:: DATASET ::
--------

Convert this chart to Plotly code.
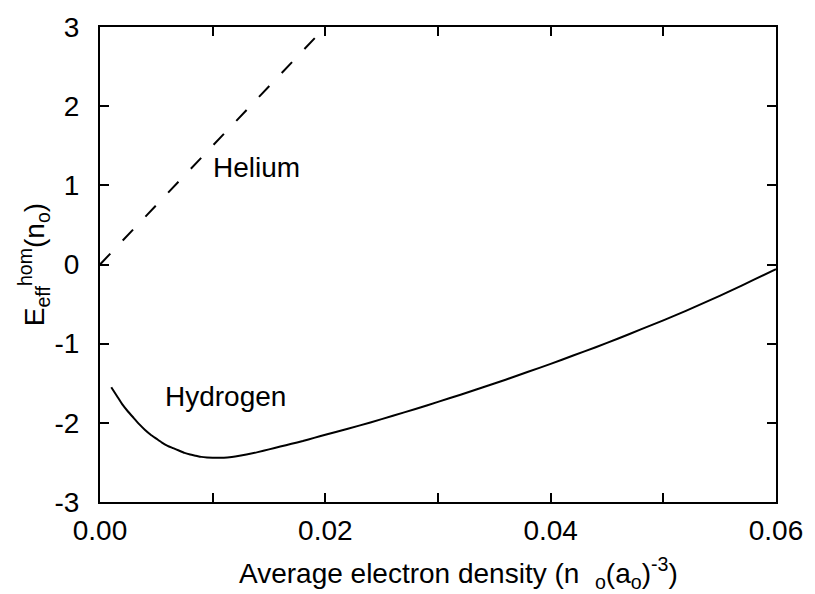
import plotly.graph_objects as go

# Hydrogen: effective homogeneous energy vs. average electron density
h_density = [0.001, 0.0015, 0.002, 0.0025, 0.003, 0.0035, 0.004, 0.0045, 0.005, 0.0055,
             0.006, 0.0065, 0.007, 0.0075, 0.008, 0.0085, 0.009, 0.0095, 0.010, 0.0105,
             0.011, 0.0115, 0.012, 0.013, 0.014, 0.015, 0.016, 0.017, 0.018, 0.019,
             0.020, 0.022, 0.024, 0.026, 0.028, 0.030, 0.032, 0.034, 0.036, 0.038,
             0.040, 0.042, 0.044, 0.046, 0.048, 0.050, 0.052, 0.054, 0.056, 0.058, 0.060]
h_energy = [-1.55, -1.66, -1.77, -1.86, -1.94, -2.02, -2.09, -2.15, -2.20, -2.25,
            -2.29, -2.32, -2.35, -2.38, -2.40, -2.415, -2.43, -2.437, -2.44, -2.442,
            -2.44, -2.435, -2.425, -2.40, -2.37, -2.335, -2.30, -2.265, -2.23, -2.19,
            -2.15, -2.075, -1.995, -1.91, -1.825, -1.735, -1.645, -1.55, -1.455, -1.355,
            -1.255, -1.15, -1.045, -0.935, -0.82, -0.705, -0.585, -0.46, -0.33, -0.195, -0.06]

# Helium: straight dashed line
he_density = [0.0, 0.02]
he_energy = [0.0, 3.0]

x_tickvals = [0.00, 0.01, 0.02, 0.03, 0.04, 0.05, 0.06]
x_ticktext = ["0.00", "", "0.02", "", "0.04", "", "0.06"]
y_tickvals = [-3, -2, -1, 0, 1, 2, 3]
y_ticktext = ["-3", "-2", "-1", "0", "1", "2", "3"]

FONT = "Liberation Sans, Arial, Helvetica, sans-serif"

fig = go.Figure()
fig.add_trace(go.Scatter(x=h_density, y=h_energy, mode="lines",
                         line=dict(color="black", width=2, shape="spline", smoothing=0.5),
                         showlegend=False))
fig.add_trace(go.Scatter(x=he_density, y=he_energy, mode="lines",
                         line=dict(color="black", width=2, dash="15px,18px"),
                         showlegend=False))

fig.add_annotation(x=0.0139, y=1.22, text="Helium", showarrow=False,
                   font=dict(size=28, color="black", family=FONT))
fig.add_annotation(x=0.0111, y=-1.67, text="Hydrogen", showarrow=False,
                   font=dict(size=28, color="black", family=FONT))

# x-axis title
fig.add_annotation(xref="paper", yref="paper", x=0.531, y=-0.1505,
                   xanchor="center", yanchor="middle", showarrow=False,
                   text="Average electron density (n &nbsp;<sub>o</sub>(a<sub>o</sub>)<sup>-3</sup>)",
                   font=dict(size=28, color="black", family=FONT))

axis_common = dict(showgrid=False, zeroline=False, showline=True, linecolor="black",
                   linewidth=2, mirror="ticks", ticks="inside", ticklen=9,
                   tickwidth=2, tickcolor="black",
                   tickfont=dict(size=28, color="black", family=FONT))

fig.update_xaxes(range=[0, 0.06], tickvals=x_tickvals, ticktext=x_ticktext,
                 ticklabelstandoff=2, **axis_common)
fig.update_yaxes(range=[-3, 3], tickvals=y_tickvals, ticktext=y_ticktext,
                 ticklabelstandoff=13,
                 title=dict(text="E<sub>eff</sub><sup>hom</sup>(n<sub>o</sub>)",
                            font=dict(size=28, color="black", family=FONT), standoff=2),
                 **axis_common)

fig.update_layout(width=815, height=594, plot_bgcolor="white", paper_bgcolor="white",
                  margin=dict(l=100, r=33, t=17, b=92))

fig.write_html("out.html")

--------

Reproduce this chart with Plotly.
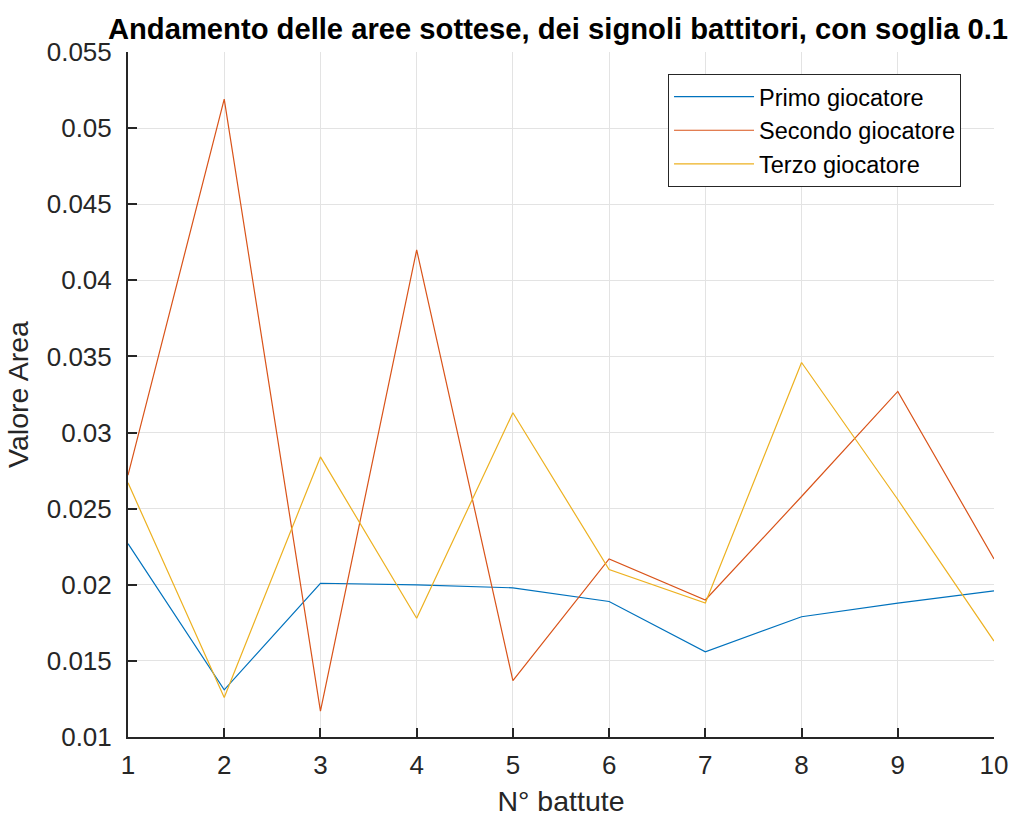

--------

:: GIVEN EXERCISE ::
Using the listing above, pick out each line that contains the word "this", then copy it.

:: WRITTEN SOLUTION ::
Convert this chart to Plotly code.
Reproduce this chart with Plotly.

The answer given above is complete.